■ Task brief
Your task is to repeat the entries underneath exactly, minus the pictures.

■ Entries with chart source code
───

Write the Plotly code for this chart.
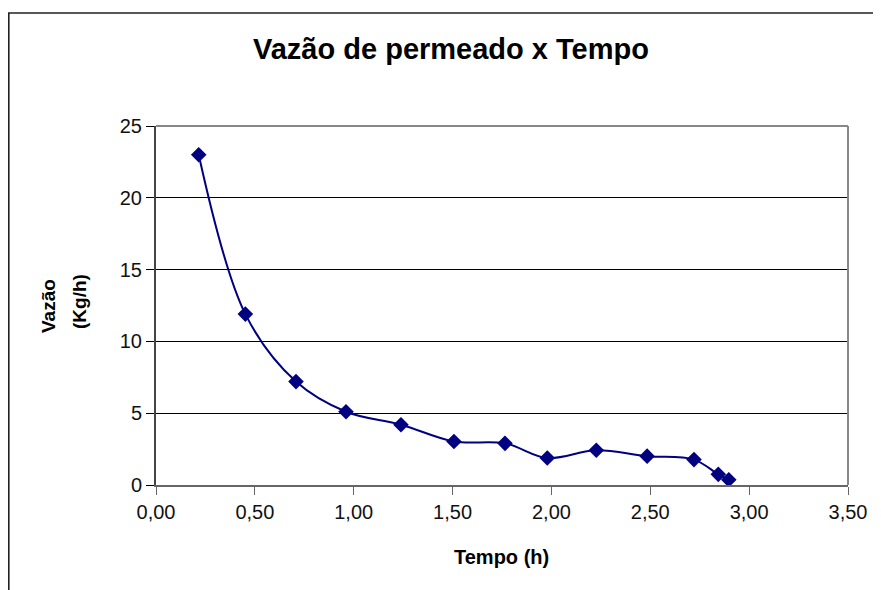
import plotly.graph_objects as go

# Data
tempo_h = [0.216, 0.452, 0.708, 0.961, 1.239, 1.507, 1.765, 1.979, 2.227, 2.484, 2.721, 2.844, 2.897]
vazao_kgh = [23.0, 11.9, 7.2, 5.1, 4.2, 3.03, 2.9, 1.88, 2.42, 2.01, 1.77, 0.74, 0.37]
x_ticks = [0, 0.5, 1.0, 1.5, 2.0, 2.5, 3.0, 3.5]
y_ticks = [0, 5, 10, 15, 20, 25]

title_text = "Vazão de permeado x Tempo"
x_title = "Tempo (h)"
y_title_1 = "Vazão"
y_title_2 = "(Kg/h)"

FONT = "Liberation Sans, Arial, sans-serif"
OFF = 8  # page body margin
W, H = 881, 590
# target page-pixel geometry of the plot area
PL, PR, PT, PB = 156, 848, 126, 485
L = PL - OFF
T = PT - OFF
R = W - (PR - OFF)
B = H - (PB - OFF)
pw = PR - PL
ph = PB - PT

def px_x(px):
    return (px - PL) / pw

def px_y(py):
    return (PB - py) / ph

fig = go.Figure()
fig.add_trace(go.Scatter(
    x=tempo_h, y=vazao_kgh, mode="lines+markers",
    line=dict(color="#000080", width=2, shape="spline", smoothing=1.0),
    marker=dict(symbol="diamond", size=12, color="#000080"),
    showlegend=False, hoverinfo="x+y",
))

fig.update_layout(
    width=W, height=H,
    margin=dict(l=L, r=R, t=T, b=B),
    paper_bgcolor="white", plot_bgcolor="white",
    separators=",.",
    font=dict(family=FONT, color="#000000"),
    xaxis=dict(range=[0, 3.5], tickvals=x_ticks, tickformat=".2f",
               showgrid=False, zeroline=False,
               showline=True, linecolor="#666666", linewidth=2,
               ticks="outside", ticklen=8, tickcolor="#666666", tickwidth=1,
               tickfont=dict(size=20, family=FONT, color="#111111")),
    yaxis=dict(range=[0, 25], tickvals=y_ticks,
               showgrid=True, gridcolor="#000000", gridwidth=1,
               zeroline=False,
               showline=True, linecolor="#444444", linewidth=2,
               ticks="outside", ticklen=8, tickcolor="#000000", tickwidth=1,
               tickfont=dict(size=20, family=FONT, color="#111111")),
    shapes=[
        # top & right border of plot area
        dict(type="line", xref="paper", yref="paper", x0=0, x1=1, y0=1, y1=1,
             line=dict(color="#888888", width=2)),
        dict(type="line", xref="paper", yref="paper", x0=1, x1=1, y0=0, y1=1,
             line=dict(color="#888888", width=2)),
        # outer chart border
        dict(type="rect", xref="paper", yref="paper",
             x0=px_x(8.8), x1=px_x(W + 30), y0=px_y(H + 30), y1=px_y(13),
             line=dict(color="#222222", width=1.6), fillcolor="rgba(0,0,0,0)", layer="below"),
    ],
    annotations=[
        dict(text="<b>" + title_text + "</b>", xref="paper", yref="paper",
             x=px_x(451), y=px_y(49), xanchor="center", yanchor="middle", showarrow=False,
             font=dict(size=29, family=FONT, color="#000000")),
        dict(text="<b>" + x_title + "</b>", xref="paper", yref="paper",
             x=px_x(501), y=px_y(557), xanchor="center", yanchor="middle", showarrow=False,
             font=dict(size=20, family=FONT, color="#000000")),
        dict(text="<b>" + y_title_1 + "</b>", xref="paper", yref="paper",
             x=px_x(48), y=px_y(306), xanchor="center", yanchor="middle", showarrow=False,
             textangle=-90, font=dict(size=19, family=FONT, color="#000000")),
        dict(text="<b>" + y_title_2 + "</b>", xref="paper", yref="paper",
             x=px_x(79), y=px_y(302), xanchor="center", yanchor="middle", showarrow=False,
             textangle=-90, font=dict(size=19, family=FONT, color="#000000")),
    ],
)

fig.write_html("out.html")
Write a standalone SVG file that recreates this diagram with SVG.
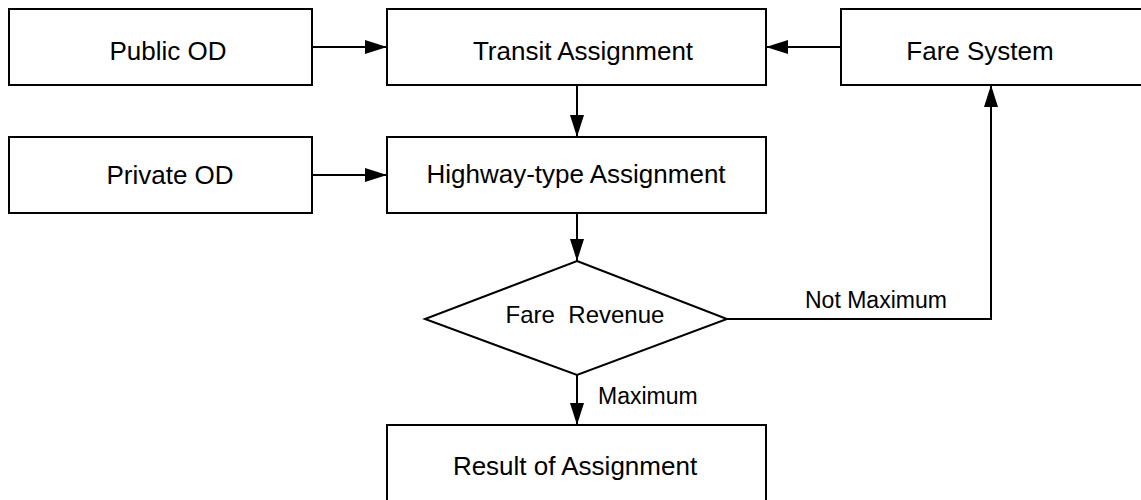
<svg xmlns="http://www.w3.org/2000/svg" width="1141" height="500" viewBox="0 0 1141 500">
  <style>
    .box { fill: #ffffff; stroke: #000000; stroke-width: 2; }
    .lbl { font-family: "Liberation Sans", Arial, sans-serif; font-size: 26px; fill: #000000; text-anchor: middle; }
    .dec { font-family: "Liberation Sans", Arial, sans-serif; font-size: 24px; fill: #000000; text-anchor: middle; white-space: pre; }
    .note { font-family: "Liberation Sans", Arial, sans-serif; font-size: 23px; fill: #000000; }
    .link { fill: none; stroke: #000000; stroke-width: 2; marker-end: url(#head); }
  </style>
  <defs>
    <marker id="head" markerUnits="userSpaceOnUse" markerWidth="24" markerHeight="14" refX="22" refY="7" orient="auto">
      <path d="M0,0 L22,7 L0,14 Z" fill="#000000"/>
    </marker>
  </defs>
  <rect width="1141" height="500" fill="#ffffff"/>

  <g id="connectors">
    <path class="link" d="M312,47 L387,47"/>
    <path class="link" d="M841,47 L766,47"/>
    <path class="link" d="M577,85 L577,137"/>
    <path class="link" d="M312,175 L387,175"/>
    <path class="link" d="M577,213 L577,261"/>
    <path class="link" d="M727,319 L991,319 L991,85"/>
    <path class="link" d="M577,375 L577,425"/>
    <text class="note" x="805" y="308">Not Maximum</text>
    <text class="note" x="598" y="404">Maximum</text>
  </g>

  <g id="public-od">
    <rect class="box" x="9" y="9" width="303" height="76"/>
    <text class="lbl" x="168" y="60">Public OD</text>
  </g>
  <g id="transit-assignment">
    <rect class="box" x="387" y="9" width="379" height="76"/>
    <text class="lbl" x="583" y="60">Transit Assignment</text>
  </g>
  <g id="fare-system">
    <rect class="box" x="841" y="9" width="302" height="76"/>
    <text class="lbl" x="980" y="60">Fare System</text>
  </g>
  <g id="private-od">
    <rect class="box" x="9" y="137" width="303" height="76"/>
    <text class="lbl" x="170" y="184">Private OD</text>
  </g>
  <g id="highway-assignment">
    <rect class="box" x="387" y="137" width="379" height="76"/>
    <text class="lbl" x="576" y="183">Highway-type Assignment</text>
  </g>
  <g id="fare-revenue">
    <polygon class="box" points="577,261 727,319 577,375 425,319"/>
    <text class="dec" x="585" y="323">Fare  Revenue</text>
  </g>
  <g id="result">
    <rect class="box" x="387" y="425" width="379" height="77"/>
    <text class="lbl" x="575" y="475">Result of Assignment</text>
  </g>
</svg>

───

■ Exercise result
Write the Plotly code for this chart.
import plotly.graph_objects as go

# Data
tempo_h = [0.216, 0.452, 0.708, 0.961, 1.239, 1.507, 1.765, 1.979, 2.227, 2.484, 2.721, 2.844, 2.897]
vazao_kgh = [23.0, 11.9, 7.2, 5.1, 4.2, 3.03, 2.9, 1.88, 2.42, 2.01, 1.77, 0.74, 0.37]
x_ticks = [0, 0.5, 1.0, 1.5, 2.0, 2.5, 3.0, 3.5]
y_ticks = [0, 5, 10, 15, 20, 25]

title_text = "Vazão de permeado x Tempo"
x_title = "Tempo (h)"
y_title_1 = "Vazão"
y_title_2 = "(Kg/h)"

FONT = "Liberation Sans, Arial, sans-serif"
OFF = 8  # page body margin
W, H = 881, 590
# target page-pixel geometry of the plot area
PL, PR, PT, PB = 156, 848, 126, 485
L = PL - OFF
T = PT - OFF
R = W - (PR - OFF)
B = H - (PB - OFF)
pw = PR - PL
ph = PB - PT

def px_x(px):
    return (px - PL) / pw

def px_y(py):
    return (PB - py) / ph

fig = go.Figure()
fig.add_trace(go.Scatter(
    x=tempo_h, y=vazao_kgh, mode="lines+markers",
    line=dict(color="#000080", width=2, shape="spline", smoothing=1.0),
    marker=dict(symbol="diamond", size=12, color="#000080"),
    showlegend=False, hoverinfo="x+y",
))

fig.update_layout(
    width=W, height=H,
    margin=dict(l=L, r=R, t=T, b=B),
    paper_bgcolor="white", plot_bgcolor="white",
    separators=",.",
    font=dict(family=FONT, color="#000000"),
    xaxis=dict(range=[0, 3.5], tickvals=x_ticks, tickformat=".2f",
               showgrid=False, zeroline=False,
               showline=True, linecolor="#666666", linewidth=2,
               ticks="outside", ticklen=8, tickcolor="#666666", tickwidth=1,
               tickfont=dict(size=20, family=FONT, color="#111111")),
    yaxis=dict(range=[0, 25], tickvals=y_ticks,
               showgrid=True, gridcolor="#000000", gridwidth=1,
               zeroline=False,
               showline=True, linecolor="#444444", linewidth=2,
               ticks="outside", ticklen=8, tickcolor="#000000", tickwidth=1,
               tickfont=dict(size=20, family=FONT, color="#111111")),
    shapes=[
        # top & right border of plot area
        dict(type="line", xref="paper", yref="paper", x0=0, x1=1, y0=1, y1=1,
             line=dict(color="#888888", width=2)),
        dict(type="line", xref="paper", yref="paper", x0=1, x1=1, y0=0, y1=1,
             line=dict(color="#888888", width=2)),
        # outer chart border
        dict(type="rect", xref="paper", yref="paper",
             x0=px_x(8.8), x1=px_x(W + 30), y0=px_y(H + 30), y1=px_y(13),
             line=dict(color="#222222", width=1.6), fillcolor="rgba(0,0,0,0)", layer="below"),
    ],
    annotations=[
        dict(text="<b>" + title_text + "</b>", xref="paper", yref="paper",
             x=px_x(451), y=px_y(49), xanchor="center", yanchor="middle", showarrow=False,
             font=dict(size=29, family=FONT, color="#000000")),
        dict(text="<b>" + x_title + "</b>", xref="paper", yref="paper",
             x=px_x(501), y=px_y(557), xanchor="center", yanchor="middle", showarrow=False,
             font=dict(size=20, family=FONT, color="#000000")),
        dict(text="<b>" + y_title_1 + "</b>", xref="paper", yref="paper",
             x=px_x(48), y=px_y(306), xanchor="center", yanchor="middle", showarrow=False,
             textangle=-90, font=dict(size=19, family=FONT, color="#000000")),
        dict(text="<b>" + y_title_2 + "</b>", xref="paper", yref="paper",
             x=px_x(79), y=px_y(302), xanchor="center", yanchor="middle", showarrow=False,
             textangle=-90, font=dict(size=19, family=FONT, color="#000000")),
    ],
)

fig.write_html("out.html")
Write a standalone SVG file that recreates this diagram with SVG.
<svg xmlns="http://www.w3.org/2000/svg" width="1141" height="500" viewBox="0 0 1141 500">
  <style>
    .box { fill: #ffffff; stroke: #000000; stroke-width: 2; }
    .lbl { font-family: "Liberation Sans", Arial, sans-serif; font-size: 26px; fill: #000000; text-anchor: middle; }
    .dec { font-family: "Liberation Sans", Arial, sans-serif; font-size: 24px; fill: #000000; text-anchor: middle; white-space: pre; }
    .note { font-family: "Liberation Sans", Arial, sans-serif; font-size: 23px; fill: #000000; }
    .link { fill: none; stroke: #000000; stroke-width: 2; marker-end: url(#head); }
  </style>
  <defs>
    <marker id="head" markerUnits="userSpaceOnUse" markerWidth="24" markerHeight="14" refX="22" refY="7" orient="auto">
      <path d="M0,0 L22,7 L0,14 Z" fill="#000000"/>
    </marker>
  </defs>
  <rect width="1141" height="500" fill="#ffffff"/>

  <g id="connectors">
    <path class="link" d="M312,47 L387,47"/>
    <path class="link" d="M841,47 L766,47"/>
    <path class="link" d="M577,85 L577,137"/>
    <path class="link" d="M312,175 L387,175"/>
    <path class="link" d="M577,213 L577,261"/>
    <path class="link" d="M727,319 L991,319 L991,85"/>
    <path class="link" d="M577,375 L577,425"/>
    <text class="note" x="805" y="308">Not Maximum</text>
    <text class="note" x="598" y="404">Maximum</text>
  </g>

  <g id="public-od">
    <rect class="box" x="9" y="9" width="303" height="76"/>
    <text class="lbl" x="168" y="60">Public OD</text>
  </g>
  <g id="transit-assignment">
    <rect class="box" x="387" y="9" width="379" height="76"/>
    <text class="lbl" x="583" y="60">Transit Assignment</text>
  </g>
  <g id="fare-system">
    <rect class="box" x="841" y="9" width="302" height="76"/>
    <text class="lbl" x="980" y="60">Fare System</text>
  </g>
  <g id="private-od">
    <rect class="box" x="9" y="137" width="303" height="76"/>
    <text class="lbl" x="170" y="184">Private OD</text>
  </g>
  <g id="highway-assignment">
    <rect class="box" x="387" y="137" width="379" height="76"/>
    <text class="lbl" x="576" y="183">Highway-type Assignment</text>
  </g>
  <g id="fare-revenue">
    <polygon class="box" points="577,261 727,319 577,375 425,319"/>
    <text class="dec" x="585" y="323">Fare  Revenue</text>
  </g>
  <g id="result">
    <rect class="box" x="387" y="425" width="379" height="77"/>
    <text class="lbl" x="575" y="475">Result of Assignment</text>
  </g>
</svg>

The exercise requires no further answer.